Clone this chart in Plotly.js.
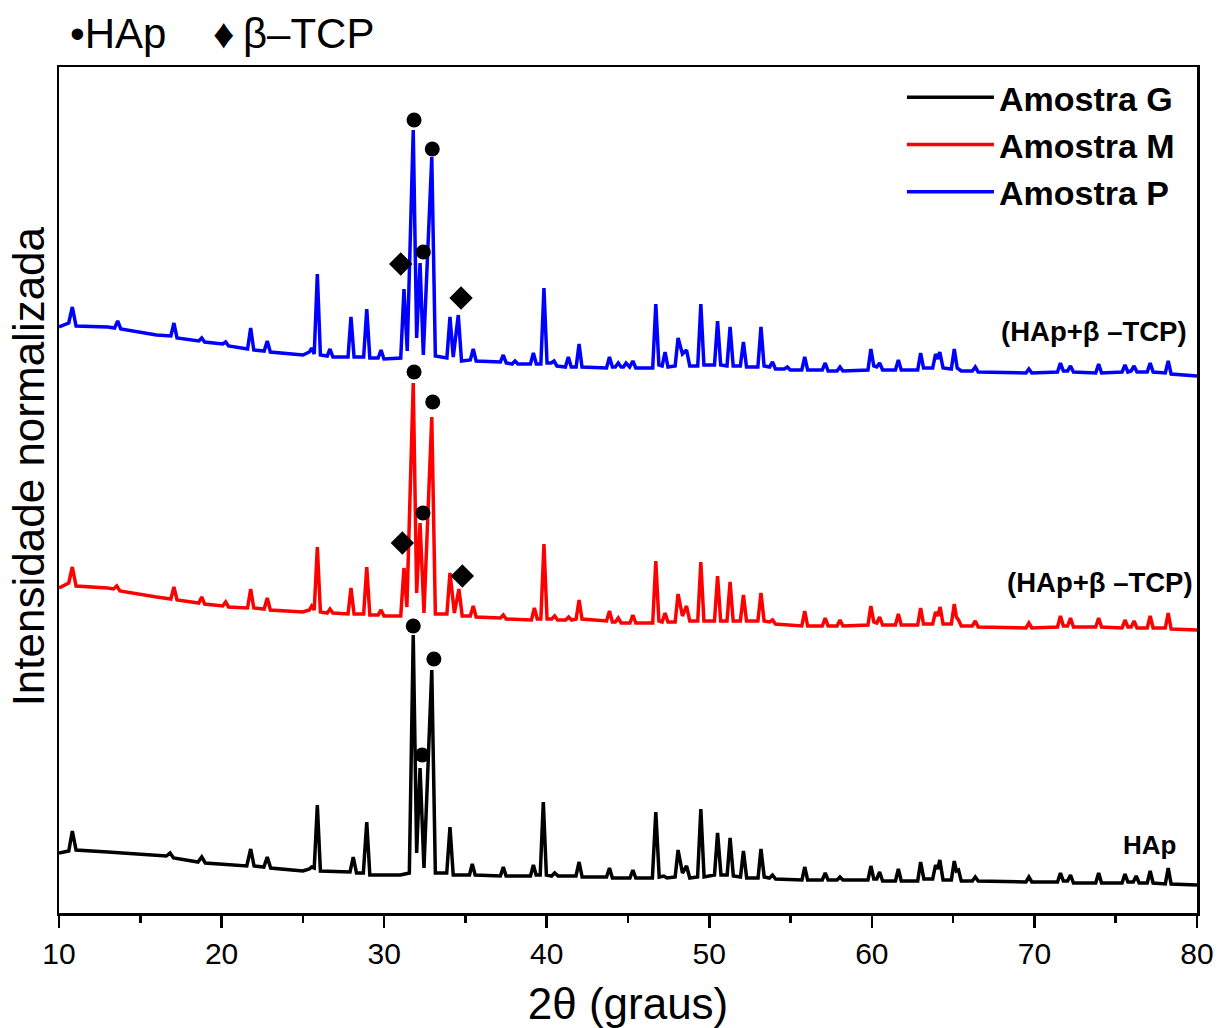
<!DOCTYPE html>
<html>
<head>
<meta charset="utf-8">
<script src="https://cdn.plot.ly/plotly-3.0.1.min.js"></script>
<style>html,body{margin:0;padding:0;background:#fff;}</style>
</head>
<body>
<div id="chart" style="width:1219px;height:1028px;"></div>
<script>
// Amostra G (HAp): [2theta, normalized intensity incl. stacking offset]
const gPts = [[10.00,60],[10.60,62],[10.82,82],[11.05,63],[13.00,61],[15.00,59],[16.60,57],[16.83,60],[17.05,55],[18.55,51],[18.78,56],[19.00,50],[21.55,47],[21.79,64],[22.00,47],[22.60,46],[22.81,56],[23.02,45],[25.00,42],[25.40,44],[25.54,46],[25.70,45],[25.89,108],[26.08,42],[27.90,41],[28.10,56],[28.30,40],[28.72,40],[28.93,91],[29.12,38],[31.00,38],[31.55,40],[31.79,278],[32.00,60],[32.21,145],[32.45,45],[32.93,243],[33.15,40],[33.85,40],[34.05,86],[34.25,38],[35.25,38],[35.42,49],[35.60,38],[37.15,37],[37.33,46],[37.50,37],[39.00,37],[39.18,48],[39.35,38],[39.60,38],[39.79,111],[39.98,38],[40.30,37],[40.49,40],[40.70,37],[41.80,37],[41.99,51],[42.18,36],[43.68,36],[43.86,45],[44.04,35],[45.12,35],[45.30,43],[45.48,35],[46.50,35],[46.71,101],[46.92,36],[47.20,37],[47.40,35],[47.90,36],[48.08,63],[48.35,40],[48.60,47],[48.80,35],[49.28,36],[49.48,104],[49.68,36],[50.32,38],[50.51,80],[50.72,38],[51.10,38],[51.28,75],[51.48,37],[51.92,36],[52.10,62],[52.30,35],[53.00,35],[53.18,64],[53.38,36],[53.70,35],[53.89,38],[54.08,34],[55.70,33],[55.87,46],[56.05,33],[56.95,33],[57.13,40],[57.31,33],[57.86,33],[58.04,36],[58.22,33],[59.76,33],[59.94,47],[60.12,34],[60.30,34],[60.48,41],[60.66,32],[61.45,32],[61.63,44],[61.81,32],[62.82,32],[63.00,51],[63.20,34],[63.74,34],[63.92,48],[64.05,44],[64.18,53],[64.38,33],[64.89,33],[65.07,52],[65.20,42],[65.33,43],[65.50,32],[66.18,32],[66.36,36],[66.54,32],[69.48,31],[69.66,36],[69.84,31],[71.42,31],[71.60,40],[71.78,32],[72.04,32],[72.22,38],[72.40,30],[73.77,30],[73.95,40],[74.13,30],[75.39,30],[75.57,39],[75.75,31],[76.08,31],[76.26,37],[76.44,30],[76.94,30],[77.12,42],[77.30,30],[78.05,29],[78.23,45],[78.41,29],[80.00,28]];

// Amostra M (HAp + beta-TCP)
const mPts = [[10.00,325],[10.60,330],[10.82,346],[11.05,327],[13.00,325],[13.35,324],[13.55,327],[13.75,322],[16.00,316],[16.88,314],[17.07,326],[17.26,313],[18.60,310],[18.78,316],[18.96,309],[20.07,307],[20.25,311],[20.43,306],[21.60,305],[21.79,324],[21.98,305],[22.62,304],[22.81,315],[23.00,303],[25.00,301],[25.40,303],[25.54,307],[25.70,303],[25.89,366],[26.08,301],[26.50,300],[26.67,304],[26.85,300],[27.78,299],[27.96,325],[28.15,299],[28.74,299],[28.93,346],[29.12,298],[29.63,298],[29.81,303],[29.99,297],[31.02,297],[31.22,345],[31.40,306],[31.79,530],[32.00,320],[32.21,390],[32.45,300],[32.93,496],[33.15,299],[33.86,299],[34.05,340],[34.32,300],[34.60,324],[34.80,297],[35.30,297],[35.48,307],[35.66,296],[37.15,295],[37.33,298],[37.51,294],[39.06,293],[39.24,305],[39.42,294],[39.64,294],[39.83,369],[40.02,294],[40.31,294],[40.49,297],[40.67,293],[41.17,293],[41.35,296],[41.53,293],[41.81,294],[41.99,313],[42.17,294],[43.68,292],[43.86,302],[44.04,291],[44.22,291],[44.40,295],[44.58,290],[45.12,290],[45.30,298],[45.48,290],[46.52,290],[46.71,352],[46.90,292],[47.10,291],[47.28,300],[47.46,291],[47.90,291],[48.08,319],[48.35,297],[48.60,307],[48.80,292],[49.29,292],[49.48,351],[49.67,292],[50.32,292],[50.51,337],[50.70,292],[51.09,292],[51.28,331],[51.47,292],[51.91,292],[52.10,318],[52.29,292],[52.99,292],[53.18,320],[53.37,292],[53.71,291],[53.89,293],[54.07,289],[55.69,287],[55.87,302],[56.05,287],[56.95,287],[57.13,295],[57.31,287],[57.86,287],[58.04,293],[58.22,287],[59.76,288],[59.94,307],[60.12,291],[60.30,290],[60.48,296],[60.66,288],[61.45,288],[61.63,299],[61.81,288],[62.82,288],[63.00,305],[63.18,289],[63.74,289],[63.92,301],[64.05,297],[64.20,306],[64.38,289],[64.89,289],[65.07,309],[65.20,296],[65.33,293],[65.50,287],[66.18,287],[66.36,292],[66.54,286],[69.48,285],[69.66,290],[69.84,285],[71.42,286],[71.60,297],[71.78,287],[72.04,287],[72.22,295],[72.40,286],[73.77,286],[73.95,295],[74.13,286],[75.39,285],[75.57,293],[75.75,286],[75.95,286],[76.13,292],[76.31,285],[76.94,285],[77.12,297],[77.30,285],[78.05,285],[78.23,300],[78.41,284],[80.00,283]];

// Amostra P (HAp + beta-TCP)
const pPts = [[10.00,586],[10.60,590],[10.82,606],[11.05,587],[13.00,586],[13.42,585],[13.61,592],[13.80,584],[16.00,578],[16.88,577],[17.07,590],[17.26,575],[18.60,572],[18.78,575],[18.96,571],[20.07,569],[20.25,571],[20.43,567],[21.60,564],[21.79,585],[21.98,563],[22.62,562],[22.81,572],[23.00,561],[25.00,558],[25.40,561],[25.54,565],[25.70,559],[25.89,639],[26.08,558],[26.50,557],[26.67,564],[26.85,556],[27.78,556],[27.96,596],[28.15,556],[28.74,556],[28.93,604],[29.12,555],[29.63,555],[29.81,563],[29.99,554],[31.02,555],[31.22,624],[31.42,562],[31.79,783],[32.00,575],[32.21,650],[32.41,558],[32.93,756],[33.15,557],[33.86,555],[34.05,596],[34.25,556],[34.56,598],[34.76,552],[35.30,553],[35.48,564],[35.66,552],[37.15,551],[37.33,558],[37.51,550],[37.87,549],[38.05,552],[38.23,549],[39.00,549],[39.18,560],[39.36,549],[39.64,549],[39.83,625],[40.02,550],[40.27,550],[40.45,552],[40.63,547],[41.15,546],[41.33,556],[41.51,546],[41.81,546],[41.99,569],[42.17,546],[43.68,545],[43.86,556],[44.04,546],[44.22,546],[44.40,550],[44.58,546],[44.72,546],[44.88,550],[45.10,546],[45.30,552],[45.48,545],[46.52,545],[46.71,609],[46.90,548],[47.10,547],[47.28,561],[47.46,546],[47.90,547],[48.08,575],[48.35,559],[48.60,563],[48.80,547],[49.29,547],[49.48,609],[49.67,548],[50.32,548],[50.51,592],[50.70,548],[51.09,547],[51.28,586],[51.47,547],[51.91,547],[52.10,571],[52.29,546],[52.99,546],[53.18,586],[53.37,547],[53.71,546],[53.89,551],[54.07,544],[54.62,544],[54.80,546],[54.98,543],[55.69,543],[55.87,556],[56.05,543],[56.95,543],[57.13,550],[57.31,542],[57.86,542],[58.04,546],[58.22,542],[59.76,543],[59.94,564],[60.12,547],[60.30,546],[60.48,550],[60.66,543],[61.45,543],[61.63,553],[61.81,543],[62.82,543],[63.00,560],[63.18,545],[63.74,545],[63.92,559],[64.05,554],[64.18,561],[64.38,545],[64.89,544],[65.07,564],[65.25,545],[65.50,542],[66.18,542],[66.36,546],[66.54,541],[69.48,540],[69.66,544],[69.84,540],[71.42,541],[71.60,550],[71.78,542],[72.04,542],[72.22,547],[72.40,541],[73.77,540],[73.95,549],[74.13,540],[75.39,541],[75.57,548],[75.75,541],[75.95,542],[76.13,547],[76.31,541],[76.94,541],[77.12,550],[77.30,541],[78.05,540],[78.23,552],[78.41,539],[80.00,537]];

// Phase markers: HAp (circles) and beta-TCP (diamonds)
const hapX = [31.79,33.06,32.34, 31.84,32.99,32.39, 31.84,32.96,32.41];
const hapY = [287,254,158, 541,511,400, 793,764,661];
const tcpX = [31.12,34.81, 31.02,34.73];
const tcpY = [370,337, 649,615];

const seriesNames = ['Amostra G','Amostra M','Amostra P'];
const seriesColors = ['#000000','#ff0000','#0000ff'];
const sampleLabels = ['HAp','(HAp+β \u2013TCP)','(HAp+β \u2013TCP)'];
const xTicks = [10,20,30,40,50,60,70,80];

const FONT = 'Liberation Sans, Arial, sans-serif';
const col = (pts, i) => pts.map(p => p[i]);
const series = [gPts, mPts, pPts];

const data = series.map((pts, i) => ({
  x: col(pts,0), y: col(pts,1), name: '<b>'+seriesNames[i]+'</b>', mode:'lines',
  line:{color:seriesColors[i], width:3.5}
}));
data.push({x:hapX, y:hapY, mode:'markers', showlegend:false, marker:{symbol:'circle', size:15, color:'#000'}});
data.push({x:tcpX, y:tcpY, mode:'markers', showlegend:false, marker:{symbol:'diamond', size:18, color:'#000'}});

const layout = {
  width:1219, height:1028,
  margin:{l:59, r:22, t:67, b:115},
  paper_bgcolor:'#fff', plot_bgcolor:'#fff',
  font:{family:FONT, color:'#000'},
  showlegend:true,
  legend:{x:0.985, xanchor:'right', y:0.998, yanchor:'top', bgcolor:'rgba(0,0,0,0)',
          font:{family:FONT, size:34, color:'#000'}, itemwidth:87, tracegroupgap:0},
  xaxis:{range:[10,80], tickvals:xTicks, ticktext:xTicks.map(String),
         ticks:'outside', ticklen:12, tickwidth:2.5, tickcolor:'#000',
         minor:{dtick:5, ticks:'outside', ticklen:7, tickwidth:2.5, tickcolor:'#000'},
         showline:true, linewidth:2.5, linecolor:'#000', mirror:true,
         showgrid:false, zeroline:false,
         tickfont:{family:FONT, size:30, color:'#000'}, ticklabelstandoff:0,
         title:{text:'2θ (graus)', font:{family:FONT, size:44, color:'#000'}, standoff:21}},
  yaxis:{range:[0,846], showticklabels:false, ticks:'', showgrid:false, zeroline:false,
         showline:true, linewidth:2.5, linecolor:'#000', mirror:true},
  annotations:[
    {xref:'paper', yref:'paper', x:-0.0272, y:0.528, xanchor:'center', yanchor:'middle', showarrow:false,
     textangle:-90, text:'Intensidade normalizada', font:{family:FONT, size:44, color:'#000'}},
    {xref:'paper', yref:'paper', x:0.008, y:1.04, xanchor:'left', yanchor:'middle', showarrow:false,
     text:'\u2022HAp\u00a0\u00a0\u00a0\u00a0\u2666\u2009β\u2013TCP', font:{family:FONT, size:42, color:'#000'}},
    {xref:'x', yref:'y', x:77.1, y:68, xanchor:'center', yanchor:'middle', showarrow:false,
     text:'<b>'+sampleLabels[0]+'</b>', font:{family:FONT, size:26, color:'#000'}},
    {xref:'x', yref:'y', x:79.85, y:331, xanchor:'right', yanchor:'middle', showarrow:false,
     text:'<b>'+sampleLabels[1]+'</b>', font:{family:FONT, size:27.5, color:'#000'}},
    {xref:'x', yref:'y', x:79.5, y:582, xanchor:'right', yanchor:'middle', showarrow:false,
     text:'<b>'+sampleLabels[2]+'</b>', font:{family:FONT, size:27.5, color:'#000'}}
  ]
};

Plotly.newPlot('chart', data, layout, {staticPlot:true, displayModeBar:false});
</script>
</body>
</html>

•••

* Instructions to follow *
State the number of lines in the data that include the string "chart", and add nothing else.

* Result *
3